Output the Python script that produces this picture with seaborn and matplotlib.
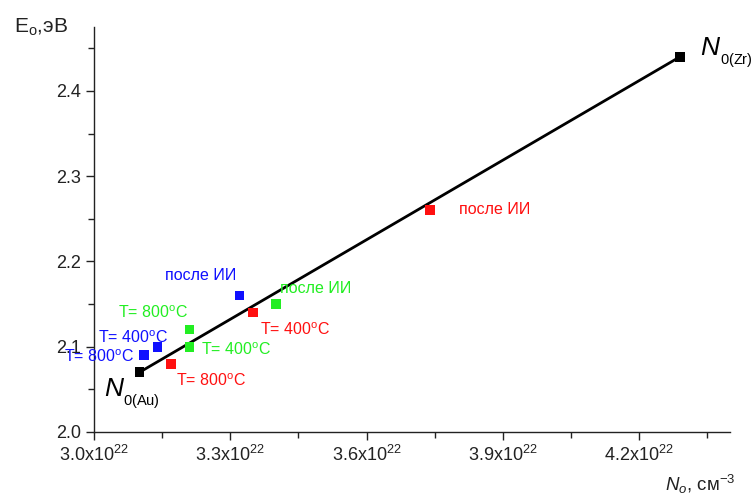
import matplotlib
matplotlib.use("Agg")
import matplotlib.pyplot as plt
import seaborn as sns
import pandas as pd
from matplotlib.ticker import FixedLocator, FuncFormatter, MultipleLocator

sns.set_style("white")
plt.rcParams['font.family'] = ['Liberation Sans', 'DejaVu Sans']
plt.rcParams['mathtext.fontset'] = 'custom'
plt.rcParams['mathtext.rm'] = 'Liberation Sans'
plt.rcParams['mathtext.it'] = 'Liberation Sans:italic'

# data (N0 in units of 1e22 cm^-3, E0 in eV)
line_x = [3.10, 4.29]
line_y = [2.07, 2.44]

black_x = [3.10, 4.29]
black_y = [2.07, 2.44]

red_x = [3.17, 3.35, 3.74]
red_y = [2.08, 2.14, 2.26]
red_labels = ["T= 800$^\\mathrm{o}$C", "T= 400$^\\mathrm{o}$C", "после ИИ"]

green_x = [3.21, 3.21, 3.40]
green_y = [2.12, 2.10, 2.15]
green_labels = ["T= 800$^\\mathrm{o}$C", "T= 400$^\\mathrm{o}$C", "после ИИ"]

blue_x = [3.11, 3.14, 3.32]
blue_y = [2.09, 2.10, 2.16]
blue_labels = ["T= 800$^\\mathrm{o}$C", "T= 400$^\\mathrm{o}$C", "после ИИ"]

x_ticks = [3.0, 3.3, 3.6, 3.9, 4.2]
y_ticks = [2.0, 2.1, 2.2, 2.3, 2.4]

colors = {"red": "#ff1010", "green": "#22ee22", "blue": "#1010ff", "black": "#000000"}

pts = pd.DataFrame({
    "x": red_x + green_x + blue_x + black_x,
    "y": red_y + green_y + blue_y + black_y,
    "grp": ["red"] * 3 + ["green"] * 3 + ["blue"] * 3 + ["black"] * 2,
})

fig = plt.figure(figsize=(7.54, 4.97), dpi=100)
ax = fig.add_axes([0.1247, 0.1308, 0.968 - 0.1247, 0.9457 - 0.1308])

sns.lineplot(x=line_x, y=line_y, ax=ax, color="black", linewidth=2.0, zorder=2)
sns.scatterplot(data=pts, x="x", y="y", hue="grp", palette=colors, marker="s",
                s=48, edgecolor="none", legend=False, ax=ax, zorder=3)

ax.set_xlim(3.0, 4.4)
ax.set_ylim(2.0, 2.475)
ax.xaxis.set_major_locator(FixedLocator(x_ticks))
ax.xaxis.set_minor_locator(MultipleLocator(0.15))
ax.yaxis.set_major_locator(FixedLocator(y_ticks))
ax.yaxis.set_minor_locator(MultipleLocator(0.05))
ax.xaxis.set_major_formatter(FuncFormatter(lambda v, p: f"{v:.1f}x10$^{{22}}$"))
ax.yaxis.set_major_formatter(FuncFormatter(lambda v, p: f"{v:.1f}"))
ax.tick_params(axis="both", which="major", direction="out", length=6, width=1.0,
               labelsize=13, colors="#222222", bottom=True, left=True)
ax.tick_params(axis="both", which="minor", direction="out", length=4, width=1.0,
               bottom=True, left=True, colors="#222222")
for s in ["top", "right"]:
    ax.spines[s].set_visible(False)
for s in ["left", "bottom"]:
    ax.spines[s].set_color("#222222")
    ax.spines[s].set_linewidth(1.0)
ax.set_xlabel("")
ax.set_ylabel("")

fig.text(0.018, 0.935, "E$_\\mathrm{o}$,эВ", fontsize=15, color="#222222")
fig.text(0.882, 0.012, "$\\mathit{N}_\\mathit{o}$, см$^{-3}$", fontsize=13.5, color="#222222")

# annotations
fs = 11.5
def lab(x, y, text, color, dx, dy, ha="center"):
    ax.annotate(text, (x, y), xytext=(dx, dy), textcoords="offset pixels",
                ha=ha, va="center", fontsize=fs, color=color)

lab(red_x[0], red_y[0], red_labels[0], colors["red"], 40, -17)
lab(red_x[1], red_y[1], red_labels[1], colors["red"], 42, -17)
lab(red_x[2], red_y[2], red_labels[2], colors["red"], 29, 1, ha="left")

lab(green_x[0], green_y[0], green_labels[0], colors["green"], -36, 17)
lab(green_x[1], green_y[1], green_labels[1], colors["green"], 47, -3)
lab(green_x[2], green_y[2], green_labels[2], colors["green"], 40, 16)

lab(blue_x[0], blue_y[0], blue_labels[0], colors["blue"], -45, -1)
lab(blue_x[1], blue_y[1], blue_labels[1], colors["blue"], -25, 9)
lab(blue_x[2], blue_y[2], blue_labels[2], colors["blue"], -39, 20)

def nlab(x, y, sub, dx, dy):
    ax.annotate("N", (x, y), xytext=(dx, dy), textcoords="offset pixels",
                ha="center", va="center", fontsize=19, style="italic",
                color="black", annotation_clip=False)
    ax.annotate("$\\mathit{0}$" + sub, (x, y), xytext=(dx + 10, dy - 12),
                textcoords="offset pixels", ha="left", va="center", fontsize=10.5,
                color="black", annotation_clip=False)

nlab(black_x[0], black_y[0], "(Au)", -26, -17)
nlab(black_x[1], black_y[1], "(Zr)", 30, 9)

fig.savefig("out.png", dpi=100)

WHAT TO PRODUCE: Reproduce the data above in full, exactly as it is, with the pictures left out.

EXERCISE ANSWER:
Output the Python script that produces this picture with seaborn and matplotlib.
import matplotlib
matplotlib.use("Agg")
import matplotlib.pyplot as plt
import seaborn as sns
import pandas as pd
from matplotlib.ticker import FixedLocator, FuncFormatter, MultipleLocator

sns.set_style("white")
plt.rcParams['font.family'] = ['Liberation Sans', 'DejaVu Sans']
plt.rcParams['mathtext.fontset'] = 'custom'
plt.rcParams['mathtext.rm'] = 'Liberation Sans'
plt.rcParams['mathtext.it'] = 'Liberation Sans:italic'

# data (N0 in units of 1e22 cm^-3, E0 in eV)
line_x = [3.10, 4.29]
line_y = [2.07, 2.44]

black_x = [3.10, 4.29]
black_y = [2.07, 2.44]

red_x = [3.17, 3.35, 3.74]
red_y = [2.08, 2.14, 2.26]
red_labels = ["T= 800$^\\mathrm{o}$C", "T= 400$^\\mathrm{o}$C", "после ИИ"]

green_x = [3.21, 3.21, 3.40]
green_y = [2.12, 2.10, 2.15]
green_labels = ["T= 800$^\\mathrm{o}$C", "T= 400$^\\mathrm{o}$C", "после ИИ"]

blue_x = [3.11, 3.14, 3.32]
blue_y = [2.09, 2.10, 2.16]
blue_labels = ["T= 800$^\\mathrm{o}$C", "T= 400$^\\mathrm{o}$C", "после ИИ"]

x_ticks = [3.0, 3.3, 3.6, 3.9, 4.2]
y_ticks = [2.0, 2.1, 2.2, 2.3, 2.4]

colors = {"red": "#ff1010", "green": "#22ee22", "blue": "#1010ff", "black": "#000000"}

pts = pd.DataFrame({
    "x": red_x + green_x + blue_x + black_x,
    "y": red_y + green_y + blue_y + black_y,
    "grp": ["red"] * 3 + ["green"] * 3 + ["blue"] * 3 + ["black"] * 2,
})

fig = plt.figure(figsize=(7.54, 4.97), dpi=100)
ax = fig.add_axes([0.1247, 0.1308, 0.968 - 0.1247, 0.9457 - 0.1308])

sns.lineplot(x=line_x, y=line_y, ax=ax, color="black", linewidth=2.0, zorder=2)
sns.scatterplot(data=pts, x="x", y="y", hue="grp", palette=colors, marker="s",
                s=48, edgecolor="none", legend=False, ax=ax, zorder=3)

ax.set_xlim(3.0, 4.4)
ax.set_ylim(2.0, 2.475)
ax.xaxis.set_major_locator(FixedLocator(x_ticks))
ax.xaxis.set_minor_locator(MultipleLocator(0.15))
ax.yaxis.set_major_locator(FixedLocator(y_ticks))
ax.yaxis.set_minor_locator(MultipleLocator(0.05))
ax.xaxis.set_major_formatter(FuncFormatter(lambda v, p: f"{v:.1f}x10$^{{22}}$"))
ax.yaxis.set_major_formatter(FuncFormatter(lambda v, p: f"{v:.1f}"))
ax.tick_params(axis="both", which="major", direction="out", length=6, width=1.0,
               labelsize=13, colors="#222222", bottom=True, left=True)
ax.tick_params(axis="both", which="minor", direction="out", length=4, width=1.0,
               bottom=True, left=True, colors="#222222")
for s in ["top", "right"]:
    ax.spines[s].set_visible(False)
for s in ["left", "bottom"]:
    ax.spines[s].set_color("#222222")
    ax.spines[s].set_linewidth(1.0)
ax.set_xlabel("")
ax.set_ylabel("")

fig.text(0.018, 0.935, "E$_\\mathrm{o}$,эВ", fontsize=15, color="#222222")
fig.text(0.882, 0.012, "$\\mathit{N}_\\mathit{o}$, см$^{-3}$", fontsize=13.5, color="#222222")

# annotations
fs = 11.5
def lab(x, y, text, color, dx, dy, ha="center"):
    ax.annotate(text, (x, y), xytext=(dx, dy), textcoords="offset pixels",
                ha=ha, va="center", fontsize=fs, color=color)

lab(red_x[0], red_y[0], red_labels[0], colors["red"], 40, -17)
lab(red_x[1], red_y[1], red_labels[1], colors["red"], 42, -17)
lab(red_x[2], red_y[2], red_labels[2], colors["red"], 29, 1, ha="left")

lab(green_x[0], green_y[0], green_labels[0], colors["green"], -36, 17)
lab(green_x[1], green_y[1], green_labels[1], colors["green"], 47, -3)
lab(green_x[2], green_y[2], green_labels[2], colors["green"], 40, 16)

lab(blue_x[0], blue_y[0], blue_labels[0], colors["blue"], -45, -1)
lab(blue_x[1], blue_y[1], blue_labels[1], colors["blue"], -25, 9)
lab(blue_x[2], blue_y[2], blue_labels[2], colors["blue"], -39, 20)

def nlab(x, y, sub, dx, dy):
    ax.annotate("N", (x, y), xytext=(dx, dy), textcoords="offset pixels",
                ha="center", va="center", fontsize=19, style="italic",
                color="black", annotation_clip=False)
    ax.annotate("$\\mathit{0}$" + sub, (x, y), xytext=(dx + 10, dy - 12),
                textcoords="offset pixels", ha="left", va="center", fontsize=10.5,
                color="black", annotation_clip=False)

nlab(black_x[0], black_y[0], "(Au)", -26, -17)
nlab(black_x[1], black_y[1], "(Zr)", 30, 9)

fig.savefig("out.png", dpi=100)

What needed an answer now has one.